Task to carry out:
Only the lines from the start of the data through the line containing "const secondCase4 = [518.0, 445.2, 373.3, 321.5]" should be written out, exactly as they are, with both ends included and the pictures left out.

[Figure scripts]
· · ·

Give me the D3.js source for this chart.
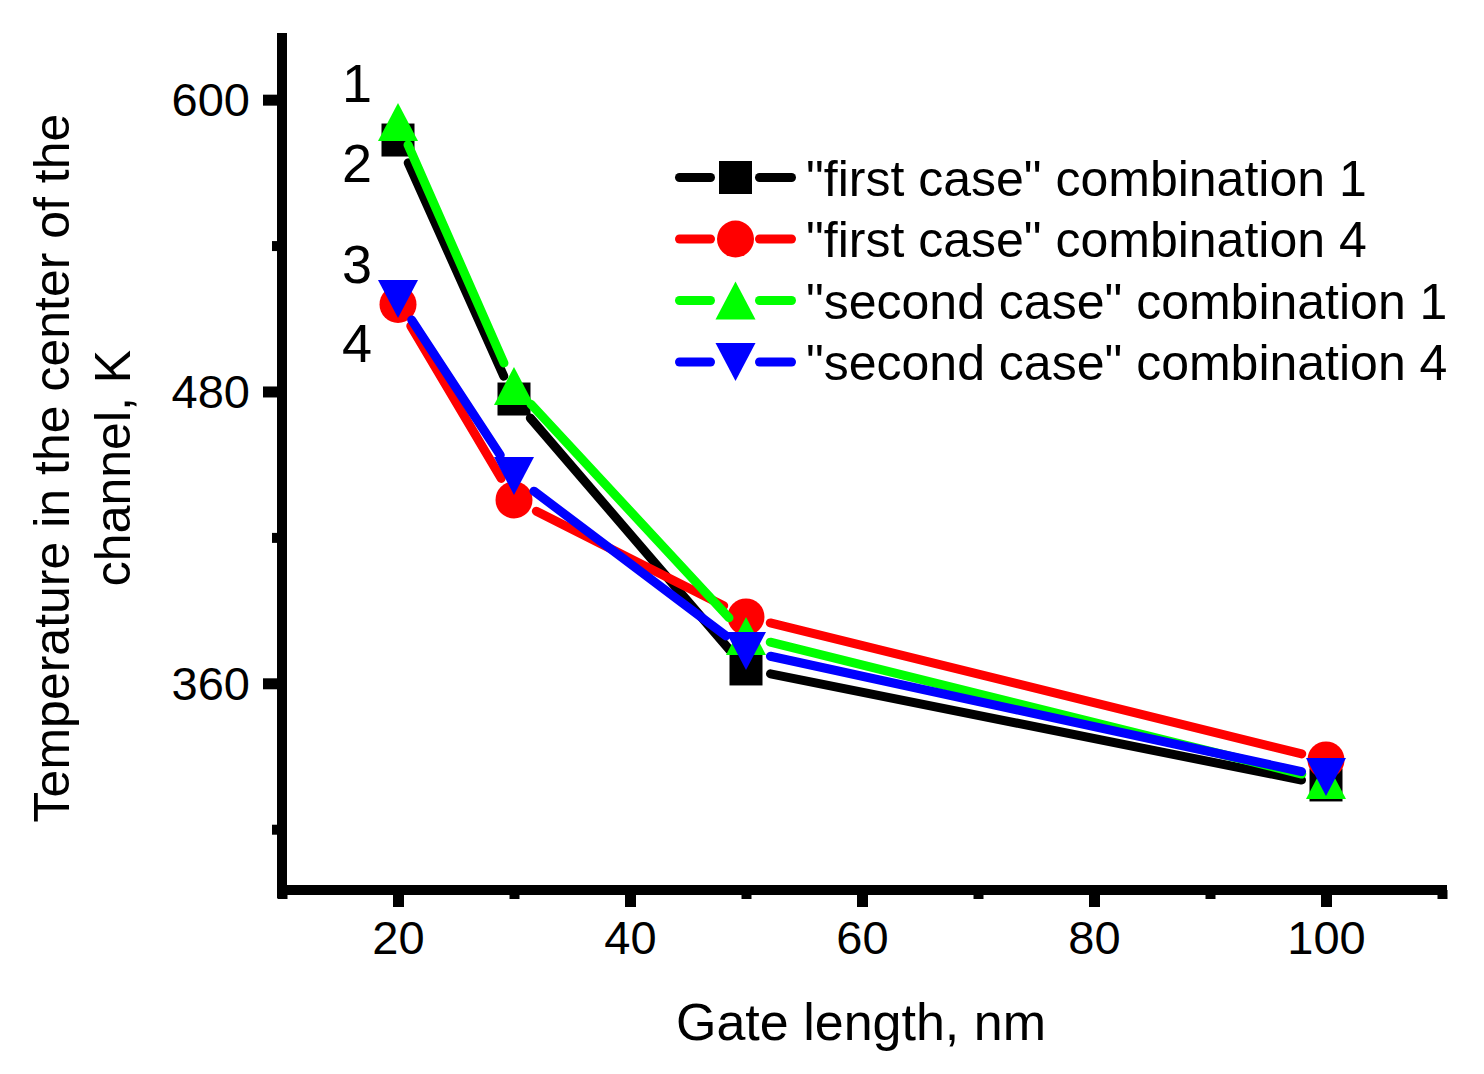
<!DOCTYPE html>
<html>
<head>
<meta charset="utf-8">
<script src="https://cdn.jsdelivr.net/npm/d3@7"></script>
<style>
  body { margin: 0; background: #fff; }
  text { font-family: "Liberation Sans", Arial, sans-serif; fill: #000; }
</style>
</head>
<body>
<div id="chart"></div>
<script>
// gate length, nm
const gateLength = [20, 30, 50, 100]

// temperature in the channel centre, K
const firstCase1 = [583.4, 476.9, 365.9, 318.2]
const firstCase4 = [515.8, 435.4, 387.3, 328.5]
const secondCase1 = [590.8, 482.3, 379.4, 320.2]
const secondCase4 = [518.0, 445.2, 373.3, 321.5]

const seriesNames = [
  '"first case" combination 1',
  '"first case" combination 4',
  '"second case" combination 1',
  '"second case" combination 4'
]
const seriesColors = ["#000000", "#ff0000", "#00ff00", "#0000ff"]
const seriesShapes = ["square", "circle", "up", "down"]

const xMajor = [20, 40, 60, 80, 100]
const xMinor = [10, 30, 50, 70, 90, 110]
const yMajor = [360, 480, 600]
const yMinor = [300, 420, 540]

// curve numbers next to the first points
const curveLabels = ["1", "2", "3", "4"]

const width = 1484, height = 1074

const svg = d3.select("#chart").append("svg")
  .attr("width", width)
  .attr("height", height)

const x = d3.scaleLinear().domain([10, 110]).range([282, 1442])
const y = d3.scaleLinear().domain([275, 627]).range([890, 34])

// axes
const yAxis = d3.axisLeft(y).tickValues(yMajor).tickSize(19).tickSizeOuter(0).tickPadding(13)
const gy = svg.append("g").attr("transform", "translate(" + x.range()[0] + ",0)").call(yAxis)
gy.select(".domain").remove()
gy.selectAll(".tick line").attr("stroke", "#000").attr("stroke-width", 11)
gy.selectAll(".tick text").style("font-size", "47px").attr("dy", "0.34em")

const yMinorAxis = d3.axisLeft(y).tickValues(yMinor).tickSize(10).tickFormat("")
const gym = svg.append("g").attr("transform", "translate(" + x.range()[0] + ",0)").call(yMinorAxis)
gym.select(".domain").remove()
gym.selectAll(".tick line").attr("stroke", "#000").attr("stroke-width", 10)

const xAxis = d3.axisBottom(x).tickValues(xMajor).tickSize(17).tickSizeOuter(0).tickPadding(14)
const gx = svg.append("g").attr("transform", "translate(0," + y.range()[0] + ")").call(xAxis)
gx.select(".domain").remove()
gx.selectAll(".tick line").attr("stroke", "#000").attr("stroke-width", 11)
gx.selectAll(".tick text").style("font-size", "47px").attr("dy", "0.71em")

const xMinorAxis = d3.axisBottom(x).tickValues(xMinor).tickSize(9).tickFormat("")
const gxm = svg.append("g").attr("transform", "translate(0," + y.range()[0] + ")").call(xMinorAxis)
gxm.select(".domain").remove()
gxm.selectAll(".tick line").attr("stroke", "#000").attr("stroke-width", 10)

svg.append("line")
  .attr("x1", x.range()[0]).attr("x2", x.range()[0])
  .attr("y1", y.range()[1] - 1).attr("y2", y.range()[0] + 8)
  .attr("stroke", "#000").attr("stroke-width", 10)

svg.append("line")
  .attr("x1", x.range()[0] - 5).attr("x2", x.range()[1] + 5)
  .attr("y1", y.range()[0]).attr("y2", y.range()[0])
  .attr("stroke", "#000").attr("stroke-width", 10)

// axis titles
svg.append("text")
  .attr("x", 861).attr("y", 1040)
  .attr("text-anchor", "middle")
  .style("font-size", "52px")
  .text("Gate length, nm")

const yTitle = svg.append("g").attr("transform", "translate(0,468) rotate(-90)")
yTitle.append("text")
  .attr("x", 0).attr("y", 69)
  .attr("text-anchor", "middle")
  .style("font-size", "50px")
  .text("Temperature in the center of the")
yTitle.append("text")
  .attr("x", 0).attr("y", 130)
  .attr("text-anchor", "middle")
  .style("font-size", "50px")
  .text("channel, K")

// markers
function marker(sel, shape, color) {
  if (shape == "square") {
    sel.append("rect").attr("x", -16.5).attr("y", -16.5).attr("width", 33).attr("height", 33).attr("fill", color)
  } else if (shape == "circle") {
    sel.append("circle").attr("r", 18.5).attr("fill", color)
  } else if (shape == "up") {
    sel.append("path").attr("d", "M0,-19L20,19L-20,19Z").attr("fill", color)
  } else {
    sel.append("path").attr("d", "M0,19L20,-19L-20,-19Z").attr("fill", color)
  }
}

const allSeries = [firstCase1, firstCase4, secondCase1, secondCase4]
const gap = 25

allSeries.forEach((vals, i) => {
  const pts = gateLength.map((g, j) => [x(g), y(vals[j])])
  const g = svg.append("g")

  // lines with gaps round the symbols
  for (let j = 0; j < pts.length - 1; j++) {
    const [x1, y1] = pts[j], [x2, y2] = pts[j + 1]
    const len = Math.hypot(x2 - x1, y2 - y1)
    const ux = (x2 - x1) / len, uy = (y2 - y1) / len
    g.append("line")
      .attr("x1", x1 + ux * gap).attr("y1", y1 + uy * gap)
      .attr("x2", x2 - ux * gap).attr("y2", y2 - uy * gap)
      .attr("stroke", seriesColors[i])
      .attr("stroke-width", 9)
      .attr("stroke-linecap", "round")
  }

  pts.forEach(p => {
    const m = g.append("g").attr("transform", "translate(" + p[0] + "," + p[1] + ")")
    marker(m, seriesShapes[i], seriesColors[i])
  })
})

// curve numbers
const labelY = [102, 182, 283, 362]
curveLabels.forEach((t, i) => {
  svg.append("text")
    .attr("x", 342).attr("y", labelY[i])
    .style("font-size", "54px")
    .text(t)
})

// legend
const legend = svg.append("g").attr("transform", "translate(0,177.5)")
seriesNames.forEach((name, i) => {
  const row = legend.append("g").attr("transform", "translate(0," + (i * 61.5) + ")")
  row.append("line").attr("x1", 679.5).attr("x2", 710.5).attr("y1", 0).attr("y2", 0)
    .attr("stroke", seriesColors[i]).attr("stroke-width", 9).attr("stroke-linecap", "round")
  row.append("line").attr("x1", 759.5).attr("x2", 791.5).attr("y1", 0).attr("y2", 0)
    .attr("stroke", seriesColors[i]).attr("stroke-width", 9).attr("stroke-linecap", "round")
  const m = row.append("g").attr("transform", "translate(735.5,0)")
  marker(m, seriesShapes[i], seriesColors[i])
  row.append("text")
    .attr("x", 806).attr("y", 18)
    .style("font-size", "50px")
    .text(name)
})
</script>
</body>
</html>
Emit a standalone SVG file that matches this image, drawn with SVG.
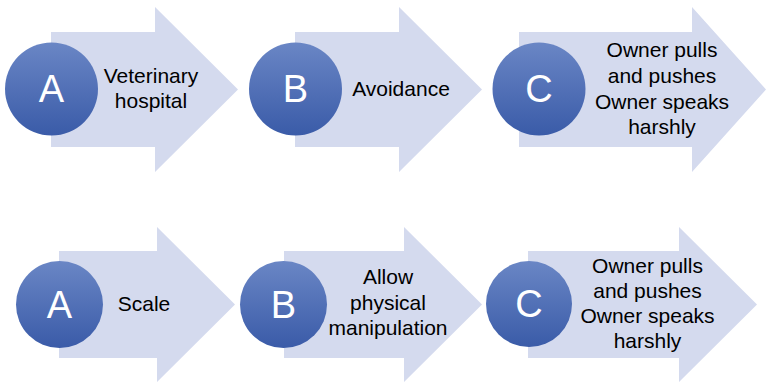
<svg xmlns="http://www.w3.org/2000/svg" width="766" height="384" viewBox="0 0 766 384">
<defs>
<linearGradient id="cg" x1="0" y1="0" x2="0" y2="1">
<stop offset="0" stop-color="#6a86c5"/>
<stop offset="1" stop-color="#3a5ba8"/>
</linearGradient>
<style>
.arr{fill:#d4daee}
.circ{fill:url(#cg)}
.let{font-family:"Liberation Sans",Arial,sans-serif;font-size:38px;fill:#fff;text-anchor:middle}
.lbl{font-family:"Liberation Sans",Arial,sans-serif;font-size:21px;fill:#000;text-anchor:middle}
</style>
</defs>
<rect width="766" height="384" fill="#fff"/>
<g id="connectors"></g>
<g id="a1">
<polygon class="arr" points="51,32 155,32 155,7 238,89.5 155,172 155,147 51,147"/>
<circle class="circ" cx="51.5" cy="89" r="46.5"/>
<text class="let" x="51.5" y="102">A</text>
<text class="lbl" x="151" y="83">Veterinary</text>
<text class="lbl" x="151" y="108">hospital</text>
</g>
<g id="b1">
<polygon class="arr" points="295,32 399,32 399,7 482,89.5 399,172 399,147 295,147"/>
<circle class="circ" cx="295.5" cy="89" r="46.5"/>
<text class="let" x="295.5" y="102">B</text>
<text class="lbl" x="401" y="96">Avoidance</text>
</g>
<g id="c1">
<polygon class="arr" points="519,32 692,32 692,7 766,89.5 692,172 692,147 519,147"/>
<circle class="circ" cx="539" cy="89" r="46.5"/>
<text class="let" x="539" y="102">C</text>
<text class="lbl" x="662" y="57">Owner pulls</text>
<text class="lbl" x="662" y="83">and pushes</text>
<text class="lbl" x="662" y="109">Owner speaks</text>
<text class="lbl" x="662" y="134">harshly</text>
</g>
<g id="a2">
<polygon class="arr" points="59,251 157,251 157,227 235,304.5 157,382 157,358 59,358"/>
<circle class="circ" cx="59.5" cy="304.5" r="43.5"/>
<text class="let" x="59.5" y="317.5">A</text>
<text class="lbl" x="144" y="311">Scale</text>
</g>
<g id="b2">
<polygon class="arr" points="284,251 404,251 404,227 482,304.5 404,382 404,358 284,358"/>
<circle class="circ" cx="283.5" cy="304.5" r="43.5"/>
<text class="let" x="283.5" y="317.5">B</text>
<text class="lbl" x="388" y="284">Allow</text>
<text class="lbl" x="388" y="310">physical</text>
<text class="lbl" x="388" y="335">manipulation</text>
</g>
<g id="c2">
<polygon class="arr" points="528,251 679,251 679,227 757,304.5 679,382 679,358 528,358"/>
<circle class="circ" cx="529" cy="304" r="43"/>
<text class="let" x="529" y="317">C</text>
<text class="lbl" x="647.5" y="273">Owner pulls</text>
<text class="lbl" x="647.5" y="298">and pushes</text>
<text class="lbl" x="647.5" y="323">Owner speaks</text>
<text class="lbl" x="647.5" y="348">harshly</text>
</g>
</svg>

· · ·

Solution:
Give me the D3.js source for this chart.
<!DOCTYPE html>
<html>
<head>
<meta charset="utf-8">
<script src="https://cdn.jsdelivr.net/npm/d3@7"></script>
<style>
  body { margin: 0; background: #fff; }
  text { font-family: "Liberation Sans", Arial, sans-serif; fill: #000; }
</style>
</head>
<body>
<div id="chart"></div>
<script>
// gate length, nm
const gateLength = [20, 30, 50, 100]

// temperature in the channel centre, K
const firstCase1 = [583.4, 476.9, 365.9, 318.2]
const firstCase4 = [515.8, 435.4, 387.3, 328.5]
const secondCase1 = [590.8, 482.3, 379.4, 320.2]
const secondCase4 = [518.0, 445.2, 373.3, 321.5]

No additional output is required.